Sin embargo lo habitual es lograr mínimas cantidades de notoriedad. Estamos diseñados para vivir en clanes de unos 150 miembros que se conocían perfectamente unos a otros. La jerarquía en ellos era meridiana según las variables que la especie y la cultura estipularan para dicho grupo. La notoriedad se repartía según las mismas de un modo suficiente como para que todos supieran cuáles eran las habilidades de los demás. Más adelante tras la revolución neolítica y la formación de ciudades la notoriedad devino imprescindible para dar a conocer personas con habilidades valiosas. Y ahí seguimos, tratando de conseguir nuestro lugar en sociedad para lo que usamos todo lo que caiga en nuestras manos: chismorreo, entrenamiento, creatividad, medios de comunicación y redes sociales. Cada cual emite su propio canal de radio y televisión con la esperanza de conseguir más telespectadores en una lucha a muerte por el “share” que se reparte de manera asimétrica y piramidal como lo ha hecho durante tiempos incontables.

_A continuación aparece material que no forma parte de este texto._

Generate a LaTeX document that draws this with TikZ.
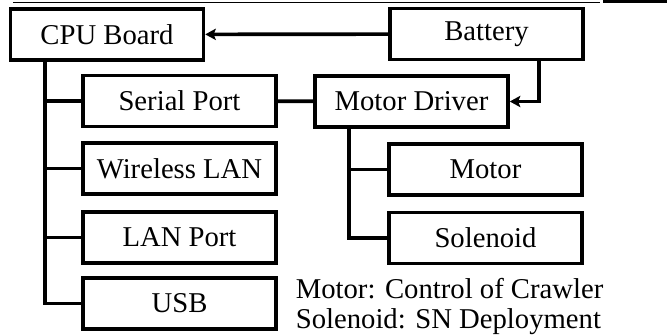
\documentclass[tikz,border=0pt]{standalone}
\usepackage{fontspec}
\setmainfont{Liberation Serif}
\usepackage{tikz}
\usetikzlibrary{arrows.meta}

\begin{document}
\begin{tikzpicture}[x=0.025cm, y=-0.025cm, line width=2.6pt,
  >={Stealth[length=7.5pt,width=8pt,inset=1.5pt]},
  font=\fontsize{20.4}{21.5}\selectfont,
  unit/.style={draw, line width=2.6pt, minimum width=4.82cm, minimum height=1.27cm, inner sep=0pt}]
\useasboundingbox (0,0) rectangle (667,335);
\draw[line width=0.5pt] (13,2) -- (600,2);
\draw[line width=1.5pt] (603,1.5) -- (667,1.5);
\node[unit] (cpu) at (107,34.5) {CPU Board};
\node[unit] (battery) at (486.5,34) {Battery};
\node[unit] (serial) at (179.5,101) {Serial Port};
\node[unit] (mdrv) at (411.5,101.5) {Motor Driver};
\node[unit] (wlan) at (179.5,168.5) {Wireless LAN};
\node[unit] (lan) at (179.5,237.5) {LAN Port};
\node[unit] (usb) at (179.5,303.5) {USB};
\node[unit] (motor) at (485.5,169.5) {Motor};
\node[unit] (solenoid) at (485.5,238) {Solenoid};
\node[anchor=north west, align=left, inner sep=0pt] (legend) at (294,276)
  {Motor: Control of Crawler\\Solenoid: SN Deployment};
\draw[->] (battery) -- (cpu);
\draw[->] ([xshift=1.31cm]battery.south) |- (mdrv.east);
\draw (serial) -- (mdrv);
\coordinate (cputrunk) at ([xshift=-1.55cm]cpu.south);
\draw (cputrunk) |- (usb.west);
\foreach \n in {serial,wlan,lan}
  \draw (\n.west) -- (\n.west -| cputrunk);
\coordinate (drvtrunk) at ([xshift=-1.56cm]mdrv.south);
\draw (drvtrunk) |- (solenoid.west);
\draw (motor.west) -- (motor.west -| drvtrunk);
\end{tikzpicture}
\end{document}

Cada vez que se modifica una regla o surge una nueva herramienta social los gladiadores se apresuran a usarla en su propio beneficio en esta batalla campal que es el circo máximo de las relaciones sociales, donde muchos perecen y solo unos pocos ganarán por un día la corona de laurel.
Si miramos la historia veremos que siempre hubo alguno que no se creyó del todo esta regla de hierro y abandonó el combate marchando a un exilio voluntario. Es posible vivir sin este yugo pero para ello hay que abandonar la sociedad establecida y si me apuran algo mucho más difícil de vencer, el propio ego. La estructura egoica de la personalidad nos permite la supervivencia al crear el dipolo yo-tu que sostiene nuestra identidad y la defiende del resto del mundo. El que consigue transcender su ego ya no necesita ni dinero, ni fama ni poder. Se ha conseguido liberar del deseo de notoriedad que es privativo de ese ego que ansía crecer en perjuicio de los otros.
Si bien es cierto que este viaje se ha acometido normalmente en solitario, también lo es que algunos grupos lo han conseguido juntos, formando pequeñas comunidades alternativas. Pero queda mucho por andar antes de poder soñar con una sociedad entera que se guíe por reglas totalmente diferentes que no sean dictadas por esa pulsión egoica tan potente.
De momento seguiremos dandole a la tecla del móvil, buscando esa pequeña recompensa de notoriedad que significan sus múltiples pitidos, vibraciones y mensajes. En una sociedad en la que paradójicamente cada vez estamos más solos y con menos notoriedad si cabe.